Aim of the exercise: Write the data out again, character for character, with no images.

Material provided:
----------
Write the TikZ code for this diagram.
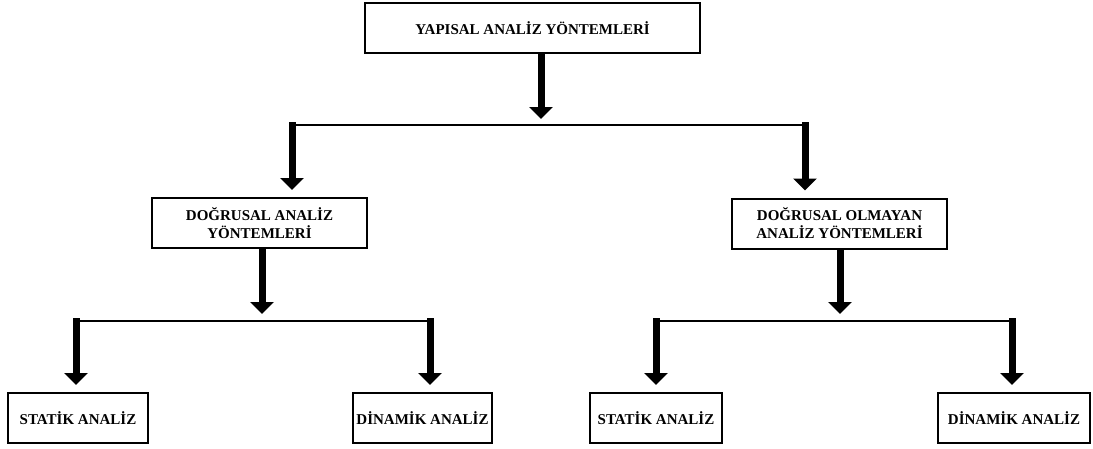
\documentclass[tikz,border=0pt]{standalone}
\usepackage{fontspec}
\setmainfont{Liberation Serif}
\usetikzlibrary{arrows.meta, positioning, calc}

\begin{document}
\begin{tikzpicture}[
  x=1pt, y=-1pt,
  every node/.style={font=\fontsize{15}{18}\selectfont\bfseries, align=center, inner sep=2pt},
  methodbox/.style={draw=black, line width=2pt, fill=white, minimum height=50pt},
  bigarr/.style={-{Triangle[width=23pt, length=12pt]}, line width=7pt, black},
  hline/.style={line width=2.2pt, black}
]
  \useasboundingbox (0,0) rectangle (1093,448);

  % boxes
  \node[methodbox, minimum width=335pt] (top) at (532.5, 28) {YAPISAL ANALİZ YÖNTEMLERİ};
  \node[methodbox, minimum width=215pt] (lin) at (259.5, 223) {DOĞRUSAL ANALİZ\\YÖNTEMLERİ};
  \node[methodbox, minimum width=215pt] (nonlin) at (839.5, 223.5) {DOĞRUSAL OLMAYAN\\ANALİZ YÖNTEMLERİ};
  \node[methodbox, minimum width=140pt] (stat1) at (78, 418) {STATİK ANALİZ};
  \node[methodbox, minimum width=139pt] (dyn1) at (422.5, 418) {DİNAMİK ANALİZ};
  \node[methodbox, minimum width=132pt] (stat2) at (656, 418) {STATİK ANALİZ};
  \node[methodbox, minimum width=152pt] (dyn2) at (1014, 418) {DİNAMİK ANALİZ};

  % junctions
  \coordinate (j0) at (541, 125);
  \coordinate (j0l) at (292, 125);
  \coordinate (j0r) at (805, 125);
  \coordinate (j1) at (262, 321);
  \coordinate (j1l) at (76, 321);
  \coordinate (j1r) at (430, 321);
  \coordinate (j2) at (840, 321);
  \coordinate (j2l) at (656, 321);
  \coordinate (j2r) at (1012, 321);

  % level 1
  \draw[bigarr, shorten >=6pt] (top.south -| j0) -- (j0);
  \draw[hline] (j0l) -- (j0r);
  \draw[bigarr, shorten >=7pt] ([yshift=3pt]j0l) -- (lin.north -| j0l);
  \draw[bigarr, shorten >=7pt] ([yshift=3pt]j0r) -- (nonlin.north -| j0r);

  % level 2, left
  \draw[bigarr, shorten >=7pt] (lin.south -| j1) -- (j1);
  \draw[hline] (j1l) -- (j1r);
  \draw[bigarr, shorten >=7pt] ([yshift=3pt]j1l) -- (stat1.north -| j1l);
  \draw[bigarr, shorten >=7pt] ([yshift=3pt]j1r) -- (dyn1.north -| j1r);

  % level 2, right
  \draw[bigarr, shorten >=7pt] (nonlin.south -| j2) -- (j2);
  \draw[hline] (j2l) -- (j2r);
  \draw[bigarr, shorten >=7pt] ([yshift=3pt]j2l) -- (stat2.north -| j2l);
  \draw[bigarr, shorten >=7pt] ([yshift=3pt]j2r) -- (dyn2.north -| j2r);
\end{tikzpicture}
\end{document}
----------
Solution to the problem:
Write the TikZ code for this diagram.
\documentclass[tikz,border=0pt]{standalone}
\usepackage{fontspec}
\setmainfont{Liberation Serif}
\usetikzlibrary{arrows.meta, positioning, calc}

\begin{document}
\begin{tikzpicture}[
  x=1pt, y=-1pt,
  every node/.style={font=\fontsize{15}{18}\selectfont\bfseries, align=center, inner sep=2pt},
  methodbox/.style={draw=black, line width=2pt, fill=white, minimum height=50pt},
  bigarr/.style={-{Triangle[width=23pt, length=12pt]}, line width=7pt, black},
  hline/.style={line width=2.2pt, black}
]
  \useasboundingbox (0,0) rectangle (1093,448);

  % boxes
  \node[methodbox, minimum width=335pt] (top) at (532.5, 28) {YAPISAL ANALİZ YÖNTEMLERİ};
  \node[methodbox, minimum width=215pt] (lin) at (259.5, 223) {DOĞRUSAL ANALİZ\\YÖNTEMLERİ};
  \node[methodbox, minimum width=215pt] (nonlin) at (839.5, 223.5) {DOĞRUSAL OLMAYAN\\ANALİZ YÖNTEMLERİ};
  \node[methodbox, minimum width=140pt] (stat1) at (78, 418) {STATİK ANALİZ};
  \node[methodbox, minimum width=139pt] (dyn1) at (422.5, 418) {DİNAMİK ANALİZ};
  \node[methodbox, minimum width=132pt] (stat2) at (656, 418) {STATİK ANALİZ};
  \node[methodbox, minimum width=152pt] (dyn2) at (1014, 418) {DİNAMİK ANALİZ};

  % junctions
  \coordinate (j0) at (541, 125);
  \coordinate (j0l) at (292, 125);
  \coordinate (j0r) at (805, 125);
  \coordinate (j1) at (262, 321);
  \coordinate (j1l) at (76, 321);
  \coordinate (j1r) at (430, 321);
  \coordinate (j2) at (840, 321);
  \coordinate (j2l) at (656, 321);
  \coordinate (j2r) at (1012, 321);

  % level 1
  \draw[bigarr, shorten >=6pt] (top.south -| j0) -- (j0);
  \draw[hline] (j0l) -- (j0r);
  \draw[bigarr, shorten >=7pt] ([yshift=3pt]j0l) -- (lin.north -| j0l);
  \draw[bigarr, shorten >=7pt] ([yshift=3pt]j0r) -- (nonlin.north -| j0r);

  % level 2, left
  \draw[bigarr, shorten >=7pt] (lin.south -| j1) -- (j1);
  \draw[hline] (j1l) -- (j1r);
  \draw[bigarr, shorten >=7pt] ([yshift=3pt]j1l) -- (stat1.north -| j1l);
  \draw[bigarr, shorten >=7pt] ([yshift=3pt]j1r) -- (dyn1.north -| j1r);

  % level 2, right
  \draw[bigarr, shorten >=7pt] (nonlin.south -| j2) -- (j2);
  \draw[hline] (j2l) -- (j2r);
  \draw[bigarr, shorten >=7pt] ([yshift=3pt]j2l) -- (stat2.north -| j2l);
  \draw[bigarr, shorten >=7pt] ([yshift=3pt]j2r) -- (dyn2.north -| j2r);
\end{tikzpicture}
\end{document}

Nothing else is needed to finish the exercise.